YOUR GOAL ▸ Starting at the line that contains "Emit a web page" and stopping at the line that contains "22, 23, 24];", transcribe every line of the material below exactly; pictures stay out.

SOURCE MATERIAL ▸

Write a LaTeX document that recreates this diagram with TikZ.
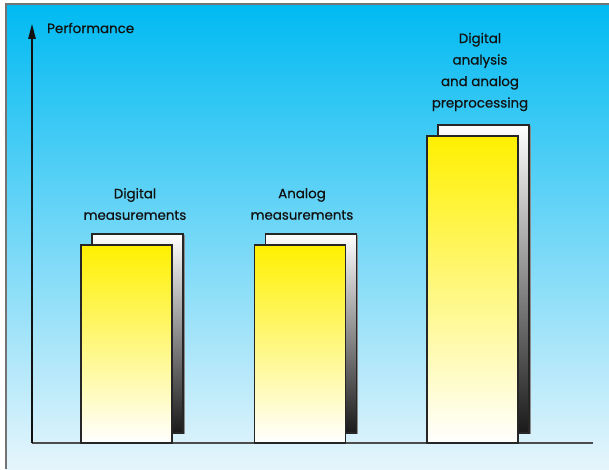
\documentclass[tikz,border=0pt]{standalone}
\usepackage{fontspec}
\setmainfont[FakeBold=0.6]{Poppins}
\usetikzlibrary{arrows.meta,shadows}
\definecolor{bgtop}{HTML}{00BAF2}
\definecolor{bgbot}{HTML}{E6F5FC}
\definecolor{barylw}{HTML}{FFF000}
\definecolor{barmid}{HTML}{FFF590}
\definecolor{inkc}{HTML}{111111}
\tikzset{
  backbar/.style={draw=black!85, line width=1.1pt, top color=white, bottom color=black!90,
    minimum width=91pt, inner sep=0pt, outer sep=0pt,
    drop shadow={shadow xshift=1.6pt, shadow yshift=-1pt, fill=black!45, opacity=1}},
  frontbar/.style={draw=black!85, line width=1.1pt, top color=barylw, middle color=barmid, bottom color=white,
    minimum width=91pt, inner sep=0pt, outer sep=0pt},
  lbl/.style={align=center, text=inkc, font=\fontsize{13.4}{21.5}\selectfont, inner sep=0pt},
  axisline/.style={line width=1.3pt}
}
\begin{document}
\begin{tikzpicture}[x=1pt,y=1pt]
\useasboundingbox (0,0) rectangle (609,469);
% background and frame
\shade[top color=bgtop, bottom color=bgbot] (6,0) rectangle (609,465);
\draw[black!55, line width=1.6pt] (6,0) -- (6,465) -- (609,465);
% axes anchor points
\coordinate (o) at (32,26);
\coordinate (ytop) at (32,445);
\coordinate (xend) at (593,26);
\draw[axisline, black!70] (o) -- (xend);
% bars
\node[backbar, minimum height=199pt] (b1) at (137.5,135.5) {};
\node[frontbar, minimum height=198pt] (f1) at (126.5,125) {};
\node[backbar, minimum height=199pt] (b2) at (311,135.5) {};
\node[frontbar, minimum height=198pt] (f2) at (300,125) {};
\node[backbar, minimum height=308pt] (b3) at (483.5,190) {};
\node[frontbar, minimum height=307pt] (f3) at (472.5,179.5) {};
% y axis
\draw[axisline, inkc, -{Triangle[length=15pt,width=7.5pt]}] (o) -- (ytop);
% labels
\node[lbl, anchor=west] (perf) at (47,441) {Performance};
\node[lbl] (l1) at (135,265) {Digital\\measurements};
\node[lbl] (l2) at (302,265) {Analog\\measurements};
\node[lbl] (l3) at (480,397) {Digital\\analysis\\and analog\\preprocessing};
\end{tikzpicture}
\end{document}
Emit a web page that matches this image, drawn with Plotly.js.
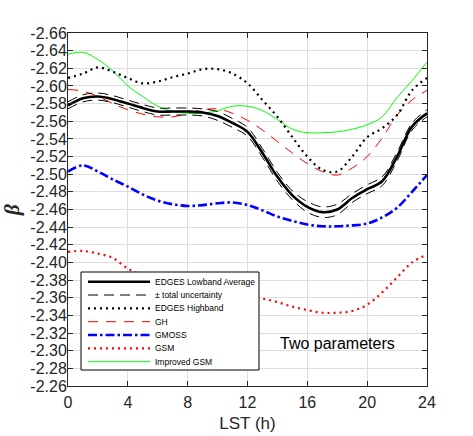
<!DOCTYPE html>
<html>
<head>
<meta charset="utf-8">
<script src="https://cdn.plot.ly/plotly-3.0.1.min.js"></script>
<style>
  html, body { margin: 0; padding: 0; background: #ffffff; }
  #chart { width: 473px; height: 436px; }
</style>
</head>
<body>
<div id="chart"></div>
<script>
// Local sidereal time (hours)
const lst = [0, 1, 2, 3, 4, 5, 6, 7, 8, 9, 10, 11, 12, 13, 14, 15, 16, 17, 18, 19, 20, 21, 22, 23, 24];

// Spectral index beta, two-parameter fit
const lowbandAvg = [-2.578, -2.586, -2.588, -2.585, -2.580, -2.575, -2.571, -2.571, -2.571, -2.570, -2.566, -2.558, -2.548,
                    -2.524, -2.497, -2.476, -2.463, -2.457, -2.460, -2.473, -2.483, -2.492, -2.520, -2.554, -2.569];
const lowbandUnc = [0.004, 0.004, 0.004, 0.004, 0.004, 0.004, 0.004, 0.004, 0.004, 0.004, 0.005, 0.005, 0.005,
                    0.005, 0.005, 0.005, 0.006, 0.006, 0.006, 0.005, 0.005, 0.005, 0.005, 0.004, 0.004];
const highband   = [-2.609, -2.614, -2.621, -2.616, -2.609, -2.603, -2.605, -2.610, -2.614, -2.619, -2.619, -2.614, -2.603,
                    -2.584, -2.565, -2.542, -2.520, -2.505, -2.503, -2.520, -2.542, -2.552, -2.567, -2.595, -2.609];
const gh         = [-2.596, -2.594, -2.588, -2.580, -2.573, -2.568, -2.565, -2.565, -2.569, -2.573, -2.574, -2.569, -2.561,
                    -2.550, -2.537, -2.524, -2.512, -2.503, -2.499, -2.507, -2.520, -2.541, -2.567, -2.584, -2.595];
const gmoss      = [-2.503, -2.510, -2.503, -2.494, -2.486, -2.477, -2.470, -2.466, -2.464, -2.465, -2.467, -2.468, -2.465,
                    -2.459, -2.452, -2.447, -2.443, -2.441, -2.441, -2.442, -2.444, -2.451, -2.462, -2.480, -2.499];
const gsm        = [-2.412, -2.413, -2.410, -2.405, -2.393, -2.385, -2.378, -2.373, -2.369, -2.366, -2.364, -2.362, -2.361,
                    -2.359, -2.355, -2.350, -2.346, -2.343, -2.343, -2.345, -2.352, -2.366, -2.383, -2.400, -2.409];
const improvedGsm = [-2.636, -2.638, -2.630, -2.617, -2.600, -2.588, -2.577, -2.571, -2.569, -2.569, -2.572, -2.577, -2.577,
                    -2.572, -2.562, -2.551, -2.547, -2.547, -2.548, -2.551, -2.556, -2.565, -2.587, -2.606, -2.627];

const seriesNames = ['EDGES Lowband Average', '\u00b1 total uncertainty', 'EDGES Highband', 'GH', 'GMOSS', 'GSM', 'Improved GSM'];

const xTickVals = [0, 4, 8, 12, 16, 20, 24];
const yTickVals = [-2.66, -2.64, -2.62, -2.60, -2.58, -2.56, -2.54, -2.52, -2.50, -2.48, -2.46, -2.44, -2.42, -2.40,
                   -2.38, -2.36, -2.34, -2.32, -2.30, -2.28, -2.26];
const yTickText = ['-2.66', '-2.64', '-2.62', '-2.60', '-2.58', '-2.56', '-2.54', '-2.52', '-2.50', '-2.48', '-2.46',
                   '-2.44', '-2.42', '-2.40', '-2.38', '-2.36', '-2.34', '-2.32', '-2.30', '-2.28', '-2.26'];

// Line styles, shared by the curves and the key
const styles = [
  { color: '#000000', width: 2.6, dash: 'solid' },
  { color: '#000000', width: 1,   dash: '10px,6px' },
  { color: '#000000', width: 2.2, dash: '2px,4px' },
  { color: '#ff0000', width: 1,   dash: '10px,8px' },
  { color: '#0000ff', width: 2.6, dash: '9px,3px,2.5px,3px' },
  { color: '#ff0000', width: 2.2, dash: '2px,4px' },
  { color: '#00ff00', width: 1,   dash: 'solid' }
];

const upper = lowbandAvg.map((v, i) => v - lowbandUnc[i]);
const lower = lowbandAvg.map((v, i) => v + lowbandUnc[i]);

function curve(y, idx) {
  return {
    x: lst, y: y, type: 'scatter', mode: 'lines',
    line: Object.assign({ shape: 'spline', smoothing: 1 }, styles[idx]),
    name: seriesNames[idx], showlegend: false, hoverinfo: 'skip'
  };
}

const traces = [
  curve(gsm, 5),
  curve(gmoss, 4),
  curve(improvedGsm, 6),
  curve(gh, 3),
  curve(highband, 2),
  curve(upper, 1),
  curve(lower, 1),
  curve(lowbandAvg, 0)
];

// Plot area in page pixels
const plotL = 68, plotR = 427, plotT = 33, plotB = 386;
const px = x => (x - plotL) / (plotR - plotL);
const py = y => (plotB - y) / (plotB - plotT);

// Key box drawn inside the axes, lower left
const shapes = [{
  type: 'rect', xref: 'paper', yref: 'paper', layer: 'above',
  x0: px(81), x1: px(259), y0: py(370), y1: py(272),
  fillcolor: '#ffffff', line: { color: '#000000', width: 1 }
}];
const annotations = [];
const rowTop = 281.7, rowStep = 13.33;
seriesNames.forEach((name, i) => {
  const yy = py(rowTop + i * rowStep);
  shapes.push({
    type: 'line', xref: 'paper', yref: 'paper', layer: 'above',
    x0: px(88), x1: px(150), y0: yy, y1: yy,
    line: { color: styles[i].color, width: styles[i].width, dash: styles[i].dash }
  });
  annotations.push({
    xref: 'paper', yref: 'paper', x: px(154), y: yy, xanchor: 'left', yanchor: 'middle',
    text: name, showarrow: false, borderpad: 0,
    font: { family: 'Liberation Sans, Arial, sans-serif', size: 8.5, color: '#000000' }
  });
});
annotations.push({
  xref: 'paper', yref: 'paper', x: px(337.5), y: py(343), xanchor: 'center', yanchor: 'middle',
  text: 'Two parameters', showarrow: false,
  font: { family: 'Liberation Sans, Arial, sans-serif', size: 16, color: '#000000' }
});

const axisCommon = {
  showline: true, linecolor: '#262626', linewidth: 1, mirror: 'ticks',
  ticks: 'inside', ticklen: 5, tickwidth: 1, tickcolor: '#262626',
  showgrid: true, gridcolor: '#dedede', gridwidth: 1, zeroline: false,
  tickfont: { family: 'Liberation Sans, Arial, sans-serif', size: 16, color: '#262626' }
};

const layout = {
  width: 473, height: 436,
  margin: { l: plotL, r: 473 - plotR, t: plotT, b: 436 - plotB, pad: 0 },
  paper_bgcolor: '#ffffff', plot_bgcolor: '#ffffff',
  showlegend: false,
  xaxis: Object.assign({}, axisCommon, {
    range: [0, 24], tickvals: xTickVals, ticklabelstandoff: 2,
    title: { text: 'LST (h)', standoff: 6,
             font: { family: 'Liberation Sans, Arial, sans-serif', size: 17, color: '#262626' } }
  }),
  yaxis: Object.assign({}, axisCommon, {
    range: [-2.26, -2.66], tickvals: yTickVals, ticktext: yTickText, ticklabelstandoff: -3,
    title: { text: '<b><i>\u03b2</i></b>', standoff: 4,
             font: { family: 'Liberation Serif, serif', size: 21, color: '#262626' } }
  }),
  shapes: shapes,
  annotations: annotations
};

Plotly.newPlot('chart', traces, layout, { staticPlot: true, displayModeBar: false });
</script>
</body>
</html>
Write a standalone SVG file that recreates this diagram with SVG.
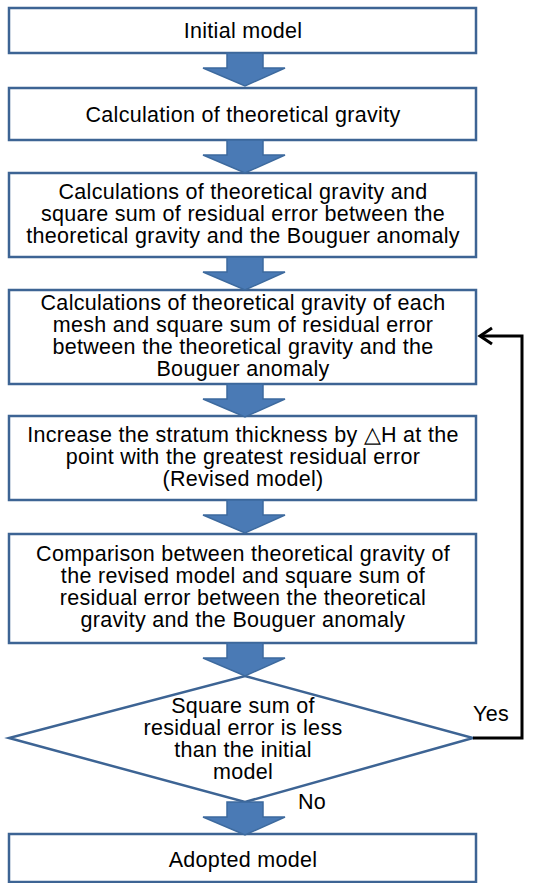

RESPONSE TO THE EXERCISE ▸
Emit a web page that matches this image, drawn with Plotly.js.
<!DOCTYPE html>
<html>
<head>
<meta charset="utf-8">
<script src="https://cdn.plot.ly/plotly-3.0.1.min.js"></script>
<style>
  html, body { margin: 0; padding: 0; background: #ffffff; }
  #chart { width: 473px; height: 436px; }
</style>
</head>
<body>
<div id="chart"></div>
<script>
// Local sidereal time (hours)
const lst = [0, 1, 2, 3, 4, 5, 6, 7, 8, 9, 10, 11, 12, 13, 14, 15, 16, 17, 18, 19, 20, 21, 22, 23, 24];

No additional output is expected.